I’m not really experienced in CUPY so I might miss something.

1 Like

As far as I can tell, CuPy is only intended to hold CUDA data, but in this case it’s actually holding CPU data (pinned memory). You can check with something like:

cupy.cuda.runtime.pointerGetAttributes(gadgetCPU.CUPYcorpus.data.ptr).memoryType

This will print 1 (= cudaMemoryTypeHost). On gadgetGPU it’ll print 2 (=cudaMemoryTypeDevice). (cudaMemoryType reference)

You can do something similar in PyTorch from the C++ API using torch::from_blob. Here’s an example. Note there’s a check in from_blob that tries to prevent this sort of thing, but the check is broken (what luck!).

1 Like

Thanks for the detailed analysis! I was very curious about what was going on.

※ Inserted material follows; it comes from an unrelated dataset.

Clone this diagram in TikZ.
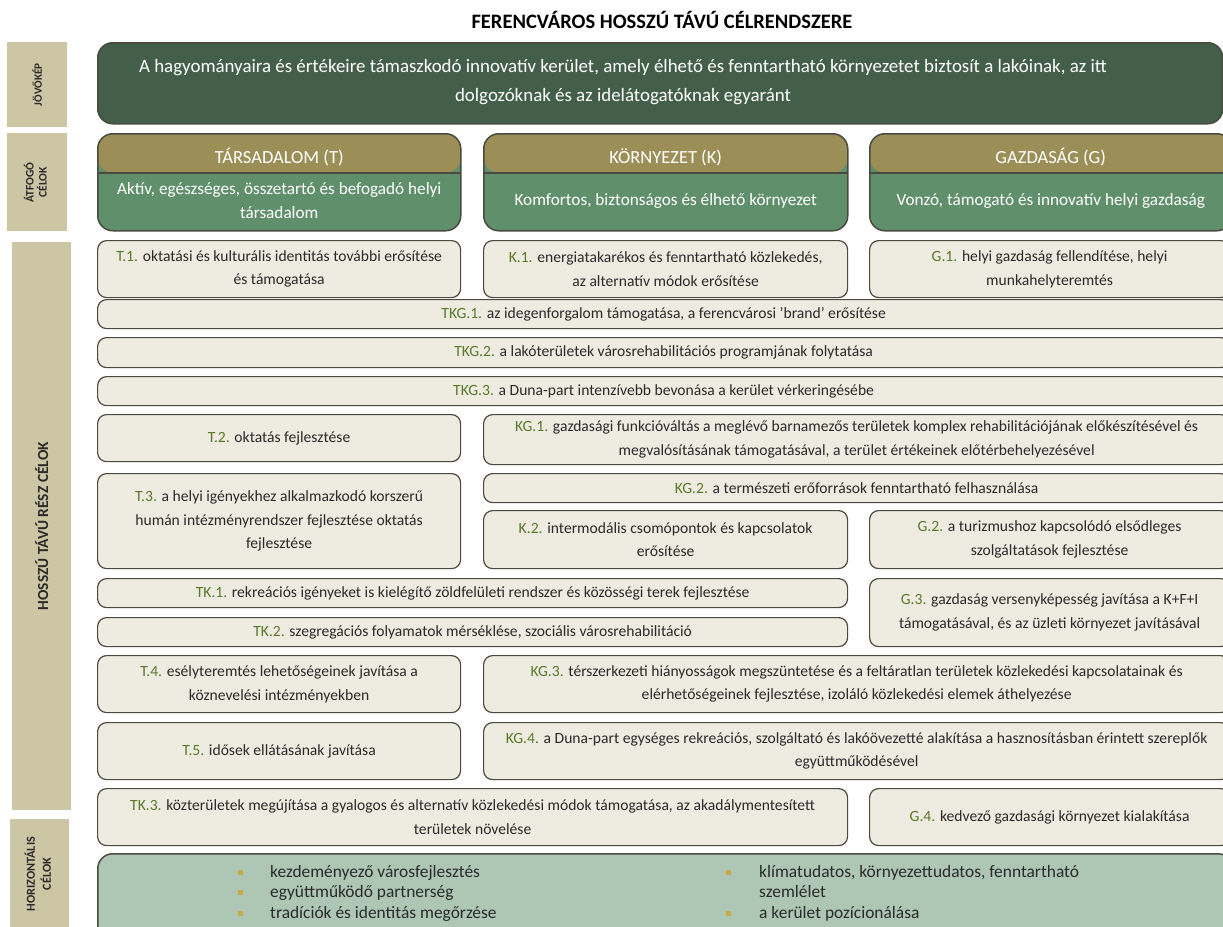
\documentclass[tikz,border=0pt]{standalone}
\usepackage{fontspec}
\setmainfont{Carlito}
\usetikzlibrary{positioning}

\definecolor{tanc}{HTML}{CDC6A4}
\definecolor{visgreen}{HTML}{435F49}
\definecolor{polive}{HTML}{9B8E57}
\definecolor{pgreen}{HTML}{5F8F6B}
\definecolor{creamc}{HTML}{EEEBE1}
\definecolor{edgec}{HTML}{4A4A3E}
\definecolor{hgreen}{HTML}{ADC7B4}
\definecolor{codec}{HTML}{5A7A2A}
\definecolor{darktxt}{HTML}{2A2A2A}
\definecolor{bulc}{HTML}{C9A94A}

\newcommand\code[1]{{\color{codec}#1}}
\newcommand\hbul{\textcolor{bulc}{\rule[2.5pt]{5pt}{5pt}}}

\begin{document}
\begin{tikzpicture}[x=1pt, y=-1pt,
		side/.style    = {fill=tanc, anchor=north west, inner sep=0pt, text=darktxt, font=\bfseries\fontsize{11.5}{15}\selectfont},
		vision/.style  = {draw=edgec, line width=1.5pt, fill=visgreen, rounded corners=15pt, anchor=north west, inner sep=0pt},
		vistext/.style = {text=white, inner sep=0pt, align=center, font=\fontsize{18.9}{29}\selectfont},
		pillar/.style  = {draw=edgec, line width=1.5pt, fill=pgreen, rounded corners=15pt, anchor=north west, inner sep=0pt, minimum height=97pt,
			path picture={\fill[polive] (path picture bounding box.north west) rectangle ([yshift=-39pt]path picture bounding box.north east);
				\draw[edgec, line width=1.5pt] ([yshift=-39pt]path picture bounding box.north west) -- ([yshift=-39pt]path picture bounding box.north east);}},
		pilhead/.style = {text=white, inner sep=0pt, font=\fontsize{18.5}{22}\selectfont},
		pilbody/.style = {text=white, inner sep=0pt, align=center, font=\fontsize{17.2}{24}\selectfont},
		goal/.style    = {draw=edgec, line width=1.2pt, fill=creamc, rounded corners=9pt, anchor=north west, inner sep=0pt, align=center, text=darktxt, font=\fontsize{15.6}{23.5}\selectfont},
		horiz/.style   = {draw=edgec, line width=1.5pt, fill=hgreen, rounded corners=15pt, anchor=north west, inner sep=0pt},
		hlist/.style   = {anchor=base west, inner sep=0pt, text=darktxt, font=\fontsize{17.4}{20.5}\selectfont}]
	
	\fill[white] (0,0) rectangle (1223,926);
	\useasboundingbox (0,0) rectangle (1223,926);
	
	% title
	\node[font=\bfseries\fontsize{20.5}{24}\selectfont, text=black] (title) at (662,20) {FERENCVÁROS HOSSZÚ TÁVÚ CÉLRENDSZERE};
	
	% side labels
	\node[side, minimum width=60pt, minimum height=85pt, font=\bfseries\fontsize{11.2}{14}\selectfont] (jov) at (7,42) {\rotatebox{90}{JÖVŐKÉP}};
	\node[side, minimum width=60pt, minimum height=98pt] (atf) at (7,133) {\rotatebox{90}{\begin{tabular}{@{}c@{}}ÁTFOGÓ\\[-2pt]CÉLOK\end{tabular}}};
	\node[side, minimum width=59pt, minimum height=568pt, font=\bfseries\fontsize{15.4}{18}\selectfont] (hos) at (12,242) {\rotatebox{90}{HOSSZÚ TÁVÚ RÉSZ CÉLOK}};
	\node[side, minimum width=59pt, minimum height=110pt, font=\bfseries\fontsize{12.2}{16}\selectfont] (hor) at (10,819) {\rotatebox{90}{\begin{tabular}{@{}c@{}}HORIZONTÁLIS\\CÉLOK\end{tabular}}};
	
	% vision
	\node[vision, minimum width=1125pt, minimum height=81pt] (vis) at (97,42) {};
	\node[vistext] (vist) at (623,82)
	{A hagyományaira és értékeire támaszkodó innovatív kerület, amely élhető és fenntartható környezetet biztosít a lakóinak, az itt\\dolgozóknak és az idelátogatóknak egyaránt};
	
	% pillars
	\node[pillar, minimum width=363pt] (pT) at (97,133) {};
	\node[pillar, minimum width=364pt] (pK) at (483,133) {};
	\node[pillar, minimum width=362pt] (pG) at (869,133) {};
	\node[pilhead] (pTh) at ([yshift=-24pt]pT.north) {TÁRSADALOM (T)};
	\node[pilhead] (pKh) at ([yshift=-24pt]pK.north) {KÖRNYEZET (K)};
	\node[pilhead] (pGh) at ([yshift=-24pt]pG.north) {GAZDASÁG (G)};
	\node[pilbody] (pTb) at ([yshift=-68pt]pT.north) {Aktív, egészséges, összetartó és befogadó helyi\\társadalom};
	\node[pilbody] (pKb) at ([yshift=-68pt]pK.north) {Komfortos, biztonságos és élhető környezet};
	\node[pilbody] (pGb) at ([yshift=-68pt]pG.north) {Vonzó, támogató és innovatív helyi gazdaság};
	
	% long term goals
	\node[goal, minimum width=363pt, minimum height=57pt] (t1) at (97,240) {\code{T.1.} oktatási és kulturális identitás további erősítése\\és támogatása};
	\node[goal, minimum width=364pt, minimum height=57pt] (k1) at (483,240) {\code{K.1.} energiatakarékos és fenntartható közlekedés,\\az alternatív módok erősítése};
	\node[goal, minimum width=360pt, minimum height=57pt] (g1) at (869,240) {\code{G.1.} helyi gazdaság fellendítése, helyi\\munkahelyteremtés};
	
	\node[goal, minimum width=1132pt, minimum height=29pt] (tkg1) at (97,299) {\code{TKG.1.} az idegenforgalom támogatása, a ferencvárosi ’brand’ erősítése};
	\node[goal, minimum width=1132pt, minimum height=30pt] (tkg2) at (97,337) {\code{TKG.2.} a lakóterületek városrehabilitációs programjának folytatása};
	\node[goal, minimum width=1132pt, minimum height=29pt] (tkg3) at (97,376) {\code{TKG.3.} a Duna-part intenzívebb bevonása a kerület vérkeringésébe};
	
	\node[goal, minimum width=363pt, minimum height=47pt] (t2) at (97,414) {\code{T.2.} oktatás fejlesztése};
	\node[goal, minimum width=746pt, minimum height=50pt] (kg1) at (483,414) {\code{KG.1.} gazdasági funkcióváltás a meglévő barnamezős területek komplex rehabilitációjának előkészítésével és\\megvalósításának támogatásával, a terület értékeinek előtérbehelyezésével};
	
	\node[goal, minimum width=363pt, minimum height=95pt] (t3) at (97,473) {\code{T.3.} a helyi igényekhez alkalmazkodó korszerű\\humán intézményrendszer fejlesztése oktatás\\fejlesztése};
	\node[goal, minimum width=746pt, minimum height=29pt] (kg2) at (483,473) {\code{KG.2.} a természeti erőforrások fenntartható felhasználása};
	\node[goal, minimum width=364pt, minimum height=58pt] (k2) at (483,510) {\code{K.2.} intermodális csomópontok és kapcsolatok\\erősítése};
	\node[goal, minimum width=360pt, minimum height=58pt] (g2) at (869,510) {\code{G.2.} a turizmushoz kapcsolódó elsődleges\\szolgáltatások fejlesztése};
	
	\node[goal, minimum width=750pt, minimum height=29pt] (tk1) at (97,578) {\code{TK.1.} rekreációs igényeket is kielégítő zöldfelületi rendszer és közösségi terek fejlesztése};
	\node[goal, minimum width=750pt, minimum height=29pt] (tk2) at (97,617) {\code{TK.2.} szegregációs folyamatok mérséklése, szociális városrehabilitáció};
	\node[goal, minimum width=360pt, minimum height=68pt] (g3) at (869,578) {\code{G.3.} gazdaság versenyképesség javítása a K+F+I\\támogatásával, és az üzleti környezet javításával};
	
	\node[goal, minimum width=363pt, minimum height=57pt] (t4) at (97,655) {\code{T.4.} esélyteremtés lehetőségeinek javítása a\\köznevelési intézményekben};
	\node[goal, minimum width=746pt, minimum height=57pt] (kg3) at (483,655) {\code{KG.3.} térszerkezeti hiányosságok megszüntetése és a feltáratlan területek közlekedési kapcsolatainak és\\elérhetőségeinek fejlesztése, izoláló közlekedési elemek áthelyezése};
	
	\node[goal, minimum width=363pt, minimum height=57pt] (t5) at (97,722) {\code{T.5.} idősek ellátásának javítása};
	\node[goal, minimum width=746pt, minimum height=57pt] (kg4) at (483,722) {\code{KG.4.} a Duna-part egységes rekreációs, szolgáltató és lakóövezetté alakítása a hasznosításban érintett szereplők\\együttműködésével};
	
	\node[goal, minimum width=750pt, minimum height=57pt] (tk3) at (97,788) {\code{TK.3.} közterületek megújítása a gyalogos és alternatív közlekedési módok támogatása, az akadálymentesített\\területek növelése};
	\node[goal, minimum width=360pt, minimum height=57pt] (g4) at (869,788) {\code{G.4.} kedvező gazdasági környezet kialakítása};
	
	% horizontal goals
	\node[horiz, minimum width=1135pt, minimum height=95pt] (hz) at (97,853) {};
	\node[hlist] (hzl) at (238,877) {\begin{tabular}[t]{@{}p{32pt}@{}l@{}}
			\hbul & kezdeményező városfejlesztés\\
			\hbul & együttműködő partnerség\\
			\hbul & tradíciók és identitás megőrzése
	\end{tabular}};
	\node[hlist] (hzr) at (726,877) {\begin{tabular}[t]{@{}p{33pt}@{}l@{}}
			\hbul & klímatudatos, környezettudatos, fenntartható\\
			& szemlélet\\
			\hbul & a kerület pozícionálása
	\end{tabular}};
	
\end{tikzpicture}
\end{document}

The GitHub page mentions “memmaps”, but it’s not using memory mapping at all

Ahhh that’s a vestige from my initial approach to using memmaps, I overlooked changing that, it’s fixed now.

I updated the benchmarking code, and I’ll link this analysis to the ‘how it works’ section.

I’ll also include a section for when to use SpeedTorch.

you need to synchronize before accessing the CPU data; otherwise it may not be consistent.

So adding torch.cuda.synchronize() and cupy.cuda.Device().synchronize() before the transfer? By consistency, do you mean in terms transfer times?